Unfortunately, altering reality isn’t so easy. He can author events that, if the circumstances match his description, will come true. But there can be side-effects. Symbolism and suggestion can alter the world just as easily as exposition.
And he has competition. His adversary is a doppelgänger named Mr. Scratch, a psychopath who is the embodiment of the bad reputation that Wake cultivated before the events of the first game. Mr. Scratch has his own plans. One of them is to trap Alan Wake in a time loop within the little bit of reality the author is trying to influence. Another is to assume Wake’s identity and dispose of his wife.
This is the setup for Alan Wake’s American Nightmare, the XBLA follow-up to Remedy’s 2010 horror game about the reality-altering writer. Though American Nightmare is a much smaller game, it’s better than the original in almost every respect: the game play is tighter and more interesting, issues with collectable items have been fixed, and the story is better integrated. Combat is deeper and more varied, the levels are large and interesting, and the core elements that made Alan Wake fun have been left alone. Though a game of comparably tiny scope, American Nightmare takes the Alan Wake formula and perfects it.
The core mechanic of the game is the time loop Wake finds himself trapped within. There are three large areas that Wake visits over and over, trying to tweak his changes to reality so that the result he wants will come to fruition. Within each level there are enemies to fight, NPCs to talk to, items to find, and areas to explore. American Nightmare deftly fast-forwards item quests each time through a level segment so that you don’t actually spend too much time performing the same actions over and over again. Each loop plays out slightly differently, and though the stages repeat the story is constantly moving forward.
“Try to imagine that everything that happens to us goes on in someone else’s mind. We are that mind. That means we have no soul, we are someone else’s soul. So far we are on familiar philosophical ground. Both Berkeley and Schelling would prick up their ears.”
The time loop mechanic is brilliant for two important reasons.

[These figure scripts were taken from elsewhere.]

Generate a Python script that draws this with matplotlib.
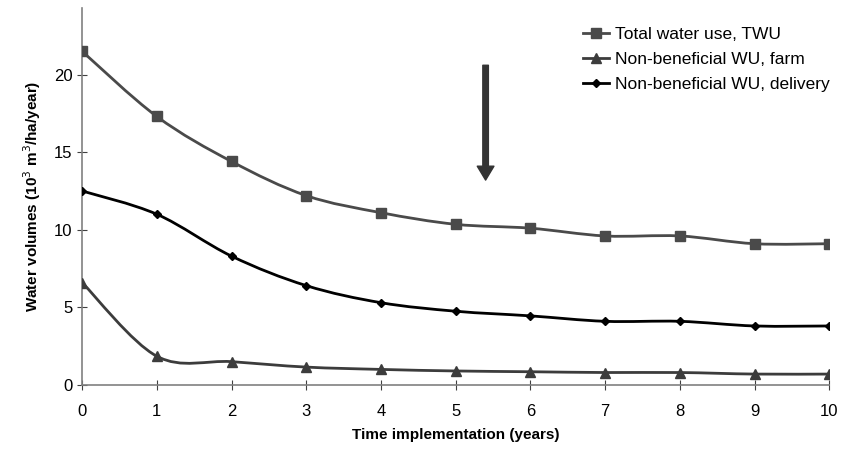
import numpy as np
import matplotlib.pyplot as plt
from matplotlib.path import Path
from matplotlib.patches import PathPatch
from matplotlib.lines import Line2D

plt.rcParams['font.family'] = ['Liberation Sans', 'DejaVu Sans']

# Data
years = [0, 1, 2, 3, 4, 5, 6, 7, 8, 9, 10]
twu = [21.5, 17.3, 14.4, 12.2, 11.1, 10.35, 10.1, 9.6, 9.6, 9.1, 9.1]
farm = [6.6, 1.85, 1.5, 1.15, 1.0, 0.9, 0.85, 0.8, 0.8, 0.7, 0.7]
delivery = [12.5, 11.0, 8.3, 6.4, 5.3, 4.75, 4.45, 4.1, 4.1, 3.8, 3.8]
labels = ['Total water use, TWU', 'Non-beneficial WU, farm', 'Non-beneficial WU, delivery']


def smooth_path(x, y, t=1/6):
    # Bezier path through the points (Excel-like smoothed line)
    x = np.asarray(x, float)
    y = np.asarray(y, float)
    verts = [(x[0], y[0])]
    codes = [Path.MOVETO]
    n = len(x)
    for i in range(n - 1):
        x0, y0 = (x[i - 1], y[i - 1]) if i > 0 else (x[i], y[i])
        x3, y3 = (x[i + 2], y[i + 2]) if i + 2 < n else (x[i + 1], y[i + 1])
        c1 = (x[i] + (x[i + 1] - x0) * t, y[i] + (y[i + 1] - y0) * t)
        c2 = (x[i + 1] - (x3 - x[i]) * t, y[i + 1] - (y3 - y[i]) * t)
        verts += [c1, c2, (x[i + 1], y[i + 1])]
        codes += [Path.CURVE4] * 3
    return Path(verts, codes)


fig = plt.figure(figsize=(8.55, 4.61), dpi=100)
ax = fig.add_axes([0.096, 0.165, 0.874, 0.818])

series = [
    (twu, '#4a4a4a', 's', 6.5),
    (farm, '#3c3c3c', '^', 7),
    (delivery, '#000000', 'D', 4.5),
]
handles = []
for (vals, col, mk, ms), lab in zip(series, labels):
    ax.add_patch(PathPatch(smooth_path(years, vals), fill=False, edgecolor=col, lw=2))
    ax.plot(years, vals, ls='none', marker=mk, ms=ms, color=col, zorder=3)
    handles.append(Line2D([], [], color=col, lw=2, marker=mk, ms=ms, label=lab))

ax.annotate('', xy=(5.4, 13.2), xytext=(5.4, 20.6),
            arrowprops=dict(width=4, headwidth=12, headlength=10, shrink=0,
                            color='#333333'))

ax.set_xlim(0, 10)
ax.set_ylim(0, 24.3)
ax.set_xticks(years)
ax.set_yticks([0, 5, 10, 15, 20])
for s in ['top', 'right']:
    ax.spines[s].set_visible(False)
for s in ['left', 'bottom']:
    ax.spines[s].set_color('#808080')
    ax.spines[s].set_linewidth(1.2)
ax.tick_params(direction='inout', length=7, color='#404040', labelsize=12)
ax.tick_params(axis='x', pad=10)
ax.set_xlabel('Time implementation (years)', fontsize=11, fontweight='bold', labelpad=7)
ax.set_ylabel('Water volumes (10$^3$ m$^3$/ha/year)', fontsize=11, fontweight='bold', labelpad=8)

ax.legend(handles=handles, loc='upper left', bbox_to_anchor=(0.65, 0.99), frameon=False,
          fontsize=12.5, handlelength=1.5, handletextpad=0.3, labelspacing=0.55)

fig.savefig('out.png', dpi=100)
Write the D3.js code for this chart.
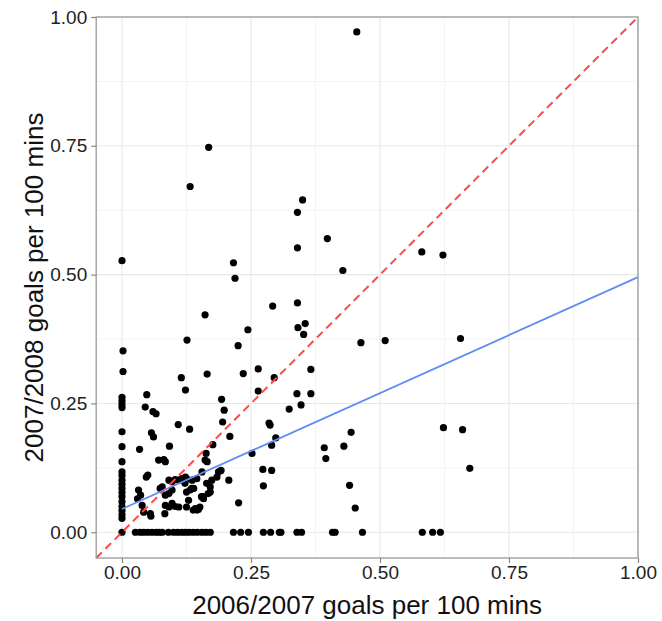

First, it is an extremely smart way to create an interesting game without pouring the vast resources necessary to build a modern AAA title. By reusing level art and characters, American Nightmare packs a whole lot of gameplay into a fairly small amount of content. You might think that having a game with only three levels would get pretty repetitive, but the way items and characters are mixed up with each visit keeps the game fresh and interesting. Console games are expensive, and development cost creates a tension between financial risk and creative freedom. By intelligently reusing expensive assets (the levels and characters), Remedy creates breathing room for creativity in the game design itself. From a game production standpoint, American Nightmare is an extremely slick design.
Second, the time loop allows Alan Wake’s central story innovation, the manuscript pages, to shine. In Remedy’s first Alan Wake game, Wake constantly finds pages from a manuscript that he himself has written, though he can’t remember it. The pages describe future events, and they are never wrong. It’s an interesting story telling mechanic because it flips the normal role of narrative documents in horror games on its head. Instead of filling in the backstory with events of the past, Wake’s manuscript is describing (and, we eventually realize, dictating) the future.
The problem with the first Wake manuscript is that the pages are sort of hard to find. Without them, the game devolves into a rather simple shooter and a lot of running in dark woods. But to find them, the player must throw any pretext of participating in the narrative out the window: Wake has to stop looking for his wife and start canvasing the levels if he expects to find every page. As I wrote in my review of Alan Wake, the collectable system conflicts with the large, linear design of the levels, and hurt the game considerably.
This problem is very cleanly resolved in American Nightmare by the time loop. First of all, most of the manuscript pages (which again describe future events, albeit with a lot more clarity) are placed in places where you cannot miss them. They shine like a lightbulb and even appear on the mini map. Better yet, if you miss a page the first time through a level you can pick it up the next time through; you have many chances to collect everything. Since the levels are designed to host multiple goals throughout the game, they are designed as large open arenas rather than linear paths, and this makes exploring them a lot more fun. The approach works so well that the original Alan Wake seems a bit clunky by comparison.
“But why shouldn’t they feel so cocky?”
“Because it is feasible that they, too, are nothing but mind.”
“How could they be?”
…
“But it is possible that a completely different author is somewhere writing a book about a UN Major Albert Knag, who is writing a book for his daughter Hilde. This book is about a certain Alberto Knox who suddenly begins to send humble philosophical lectures to Sophie Amundsen, 3 Clover Close.”
All of this, the time loop and the smart level reuse and the manuscript pages, serves a singular purpose: to let the writing and story behind Alan Wake flex its muscles. The story here isn’t the most complicated thing in the world, and though the narrative is not deep it is extremely interesting. There are threads in the story, clues dropped throughout the game that invite the player to wonder about the events taking place. At one level, Alan Wake is fighting The Taken in a small Arizona town. At another level, Wake is playing out his own manuscript. At another level, the content of the screen might actually be an episode of Night Springs that Wake authored. And of course, at another level, Wake is a video game character we are driving around with a controller on our TVs. This is fertile philosophical ground; it reminded me of Sophie’s World, a philosophy textbook wrapped up as a novel by Jostein Gaarder (which I’ve quoted a bit here). Though American Nightmare isn’t trying to teach you about existentialism, it provides a lot of mental meat for your brain to chew on.
And that, I think, is the mark of a really good game.